Since then, the progress of Swinton’s career has seemed like a tricky epic unto itself, some obvious yet unanswerable riddle about how Narnia’s White Witch could possibly have emerged from the righteous, arty queerness of Derek Jarman’s cinematic glitter box. She’s like HD or 3-D: a new moviemaking technology, a purity of potential. And it has been fun wondering what the hotshot directors—Spike Jonze, the Coen brothers, David Fincher, Jim Jarmusch—can invent for her to do.

Less, apparently, than she can invent for herself. Such is the mixed blessing of this moment in film history that Swinton’s great talent has both elevated and reduced her to a redeemer of melodrama and navel-gazing experimentalism. In the case of I Am Love, it’s a little of both. But because it’s her, a little goes a long way. And because he’s worked with her twice before, on his 1999 feature debut, The Protagonists, and the 2002 short documentary, Tilda Swinton: The Love Factory, Guadagnino seems to be getting the handle on Swinton’s singular gifts in ways that other filmmakers haven’t.

Here he posits her as one Emma Recchi, a Russian nobody by birth, Italian aristocrat by marriage and accidental voluptuary by contrivance of plot, through which Guadagnino and his screenwriting team supply her with a luxuriant Lady Chatterley moment.

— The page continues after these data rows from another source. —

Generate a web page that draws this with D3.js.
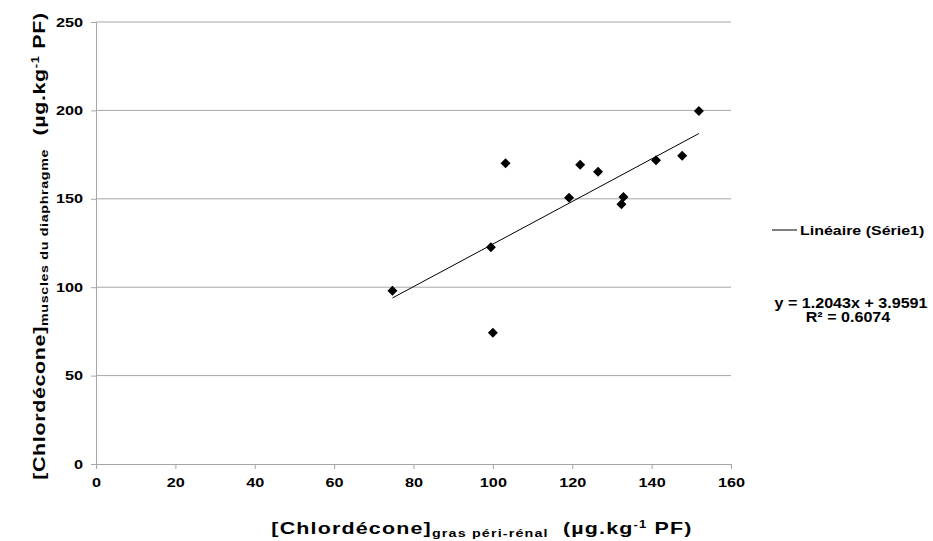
<!DOCTYPE html>
<html><head><meta charset="utf-8">
<script src="https://cdn.jsdelivr.net/npm/d3@7"></script>
<style>
body{margin:0;background:#fff;}
text{font-family:"Liberation Sans",Arial,Helvetica,sans-serif;font-weight:bold;fill:#000;}
</style></head>
<body><svg id="c" width="933" height="541"></svg>
<script>
const xValues = [74.7, 99.5, 100.0, 103.2, 119.2, 122.0, 126.5, 132.9, 132.4, 141.1, 147.7, 151.9];
const yValues = [98.0, 122.6, 74.3, 170.1, 150.6, 169.3, 165.3, 151.0, 146.9, 171.8, 174.4, 199.7];
const xTicks = [0, 20, 40, 60, 80, 100, 120, 140, 160];
const yTicks = [0, 50, 100, 150, 200, 250];
const trendCoef = [1.2043, 3.9591];
const trendLabel = ["y = 1.2043x + 3.9591", "R² = 0.6074"];
const legendLabel = "Linéaire (Série1)";

const SX = 1.3;
const svg = d3.select("#c");
const L = 96, R = 731, T = 22, B = 464;
const x = d3.scaleLinear().domain([0, 160]).range([L, R]);
const y = d3.scaleLinear().domain([0, 250]).range([B, T]);

// gridlines
svg.append("g").selectAll("line").data(yTicks.filter(d => d > 0)).join("line")
  .attr("x1", L).attr("x2", R).attr("y1", d => y(d)).attr("y2", d => y(d))
  .attr("stroke", "#a6a6a6").attr("stroke-width", 1);

// y axis
const ya = svg.append("g").attr("transform", `translate(${L},0)`)
  .call(d3.axisLeft(y).tickValues(yTicks).tickSize(5).tickPadding(10).tickFormat(d3.format("d")));
ya.select(".domain").attr("stroke", "#a6a6a6");
ya.selectAll(".tick line").attr("stroke", "#a6a6a6");
ya.selectAll("text").style("font-size", "12.5px").attr("font-family", null)
  .attr("x", -13 / SX).attr("transform", `scale(${SX},1)`);

// x axis
const xa = svg.append("g").attr("transform", `translate(0,${B})`)
  .call(d3.axisBottom(x).tickValues(xTicks).tickSize(5).tickPadding(9).tickFormat(d3.format("d")));
xa.select(".domain").attr("stroke", "#a6a6a6");
xa.selectAll(".tick line").attr("stroke", "#a6a6a6");
xa.selectAll("text").style("font-size", "12.5px").attr("font-family", null)
  .attr("transform", `scale(${SX},1)`);

// trend line
const xmin = d3.min(xValues), xmax = d3.max(xValues);
svg.append("line")
  .attr("x1", x(xmin)).attr("y1", y(trendCoef[0] * xmin + trendCoef[1]))
  .attr("x2", x(xmax)).attr("y2", y(trendCoef[0] * xmax + trendCoef[1]))
  .attr("stroke", "#000").attr("stroke-width", 1);

// points
const pts = xValues.map((v, i) => [v, yValues[i]]);
svg.append("g").selectAll("path").data(pts).join("path")
  .attr("d", d3.symbol(d3.symbolSquare, 50))
  .attr("transform", d => `translate(${x(d[0])},${y(d[1])}) rotate(45)`)
  .attr("fill", "#000");

// legend
svg.append("line").attr("x1", 772).attr("x2", 797).attr("y1", 230).attr("y2", 230)
  .attr("stroke", "#000").attr("stroke-width", 1);
svg.append("text").attr("transform", `translate(800,234.5) scale(${SX},1)`).style("font-size", "12.3px").text(legendLabel);

// equation
svg.append("text").attr("transform", `translate(851,308) scale(1.15,1)`).attr("text-anchor", "middle")
  .style("font-size", "14px").text(trendLabel[0]);
svg.append("text").attr("transform", `translate(848,322) scale(1.15,1)`).attr("text-anchor", "middle")
  .style("font-size", "14px").text(trendLabel[1]);

function titleParts(t, sub) {
  t.append("tspan").text("[Chlordécone]");
  t.append("tspan").attr("dy", 3).style("font-size", "11px").text(sub);
  t.append("tspan").attr("dy", -3).text("\u00a0\u00a0(µg.kg");
  t.append("tspan").attr("dy", -6).style("font-size", "10px").text("-1");
  t.append("tspan").attr("dy", 6).text(" PF)");
}
// x title
const xt = svg.append("text").attr("transform", `translate(482,534) scale(1.3,1)`).attr("text-anchor", "middle")
  .style("font-size", "16.5px").style("letter-spacing", "0.9px");
titleParts(xt, "gras péri-rénal");

// y title
const yt = svg.append("text").attr("transform", `translate(45,246) rotate(-90) scale(1.3,1)`).attr("text-anchor", "middle")
  .style("font-size", "16.5px").style("letter-spacing", "0.5px");
titleParts(yt, "muscles du diaphragme");
</script></body></html>
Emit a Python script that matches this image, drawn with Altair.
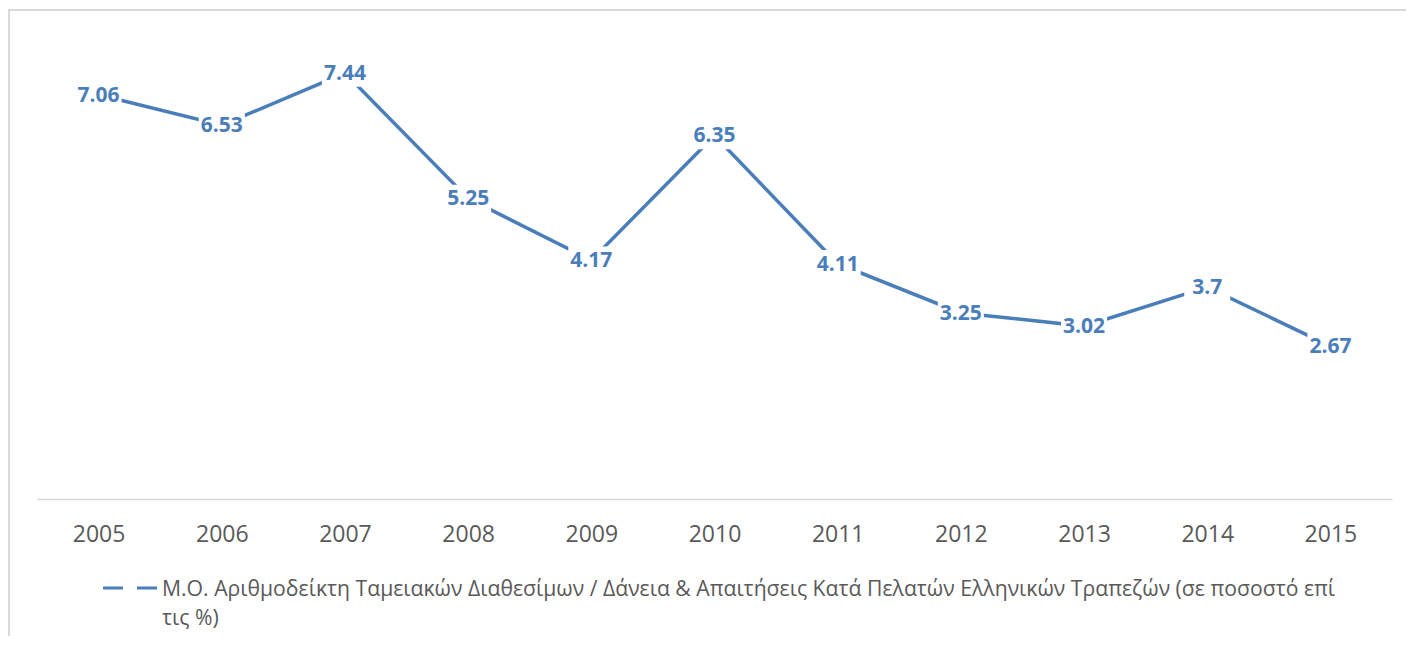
import altair as alt
import pandas as pd

YEARS = ["2005", "2006", "2007", "2008", "2009", "2010", "2011", "2012", "2013", "2014", "2015"]
VALUES = [7.06, 6.53, 7.44, 5.25, 4.17, 6.35, 4.11, 3.25, 3.02, 3.7, 2.67]
LABELS = ["7.06", "6.53", "7.44", "5.25", "4.17", "6.35", "4.11", "3.25", "3.02", "3.7", "2.67"]
SERIES_NAME = ("Μ.Ο. Αριθμοδείκτη Ταμειακών Διαθεσίμων / Δάνεια & Απαιτήσεις Κατά Πελατών "
               "Ελληνικών Τραπεζών (σε ποσοστό επί\nτις %)")

BLUE = "#4a7ebb"
GREY = "#595959"
FONT = "Open Sans"

df = pd.DataFrame({"year": YEARS, "value": VALUES, "label": LABELS})
legend_df = pd.DataFrame({"name": [SERIES_NAME]})

x = alt.X("year:O", sort=YEARS, title=None,
          scale=alt.Scale(paddingInner=0, paddingOuter=0),
          axis=alt.Axis(labelAngle=0, labelFont=FONT, labelFontSize=23, labelColor=GREY,
                        ticks=False, tickSize=0, labelPadding=24, domainColor="#d9d9d9",
                        domainWidth=1.5, grid=False))
y = alt.Y("value:Q", title=None, scale=alt.Scale(domain=[0, 8], nice=False, zero=True), axis=None)

base = alt.Chart(df)

line = base.mark_line(color=BLUE, strokeWidth=3.5).encode(x=x, y=y)

boxes = base.mark_point(shape="M-1,-0.6H1V0.6H-1Z", filled=True, fill="white", opacity=1,
                        strokeWidth=0, size=2116).encode(x=x, y=y)

labels = base.mark_text(font=FONT, fontSize=21, fontWeight="bold", color=BLUE,
                        align="center", baseline="middle", dy=1).encode(x=x, y=y, text="label:N")

frame = alt.Chart(legend_df).mark_rect(fill="transparent", stroke="#d9d9d9", strokeWidth=2).encode(
    x=alt.value(-28), x2=alt.value(1420), y=alt.value(-31), y2=alt.value(700))

legend_symbol = alt.Chart(legend_df).mark_rule(color=BLUE, strokeWidth=3, strokeDash=[20, 14]).encode(
    x=alt.value(66), x2=alt.value(120), y=alt.value(547))

legend_text = alt.Chart(legend_df).mark_text(font=FONT, fontSize=21.2, color=GREY, align="left",
                                             baseline="alphabetic", lineBreak="\n",
                                             lineHeight=29).encode(
    x=alt.value(125), y=alt.value(555), text="name:N")

chart = alt.layer(frame, line, boxes, labels, legend_symbol, legend_text).properties(
    width=1355, height=458, autosize="none", background="white",
    padding={"left": 29, "top": 33, "right": 14, "bottom": 137},
).configure_view(stroke="transparent", strokeWidth=0)

chart.save("out.html", embed_options={"renderer": "svg", "actions": False})
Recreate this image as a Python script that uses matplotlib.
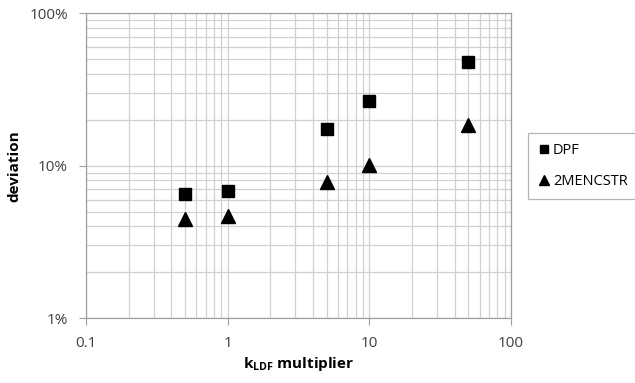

It takes a while. First we must have some narrative throat clearing and knuckle cracking and getting situated. We must have some time to admire Swinton’s facility with Russian-accented Italian, and then to realize that her greater fluency is nonverbal. The movie opens on a winter evening in Milan, with the rimy fashion capital as a perfect setting for textile tycoon and aging Recchi patriarch Edoardo (Gabriele Ferzetti) to gather his tribe and officially bequeath the empire. He wants control of the business to be split between scion Tancredi (Pippo Delbono), Emma’s husband, and their sensitive son Edo (Flavio Parenti)—a decision that will at first be met with gasps, but eventually seem to get washed away by a powerful tide of well-established politesse.

In fact, the more pressing questions of Recchi legacy, Guadagnino suggests, are as regards the women. Emma’s daughter Betta (Alba Rohrwacher) goes away to school in England and comes out as a lesbian, returning briefly to remind her mother what liberation may be had from true love and a dramatic haircut. Then Edo’s friend Antonio (Edoardo Gabbriellini), a talented chef, supplies Emma with a particularly decadent plate of prawns, and at once we sense ourselves following her past a point of no return.

Certainly she has gotten out of Milan, and into a verdant thaw. Guadagnino in turn unveils his full array of abstracting sensual textures: cinematographer Yorick Le Saux’s blissfully myopic focal lengths, the lively throb of composer John Adams’ score and the increasingly frame-filling form of Swinton, variously decorated with fabric and light.

It should be no surprise that we’re in for an operatic sort of tragedy here, complete with the wallop of a sudden final curtain drop. Once heated, all this sumptuous imagery—and for that matter, all this plot—often comes close to a ruinous boil. But guess who keeps stirring the pot at just the right moment?

Having recently played two faces of a foil for George Clooney in Michael Clayton and Burn After Reading; a dusky hinterland muse in The Curious Case of Benjamin Button; a bottomed-out boozer in the Cassavetes-esque Julia; and style itself in The Limits of Control; Swinton makes short work of stuff like this. Without her, Guadagnino would not have a movie, but that’s reason enough to be glad he does.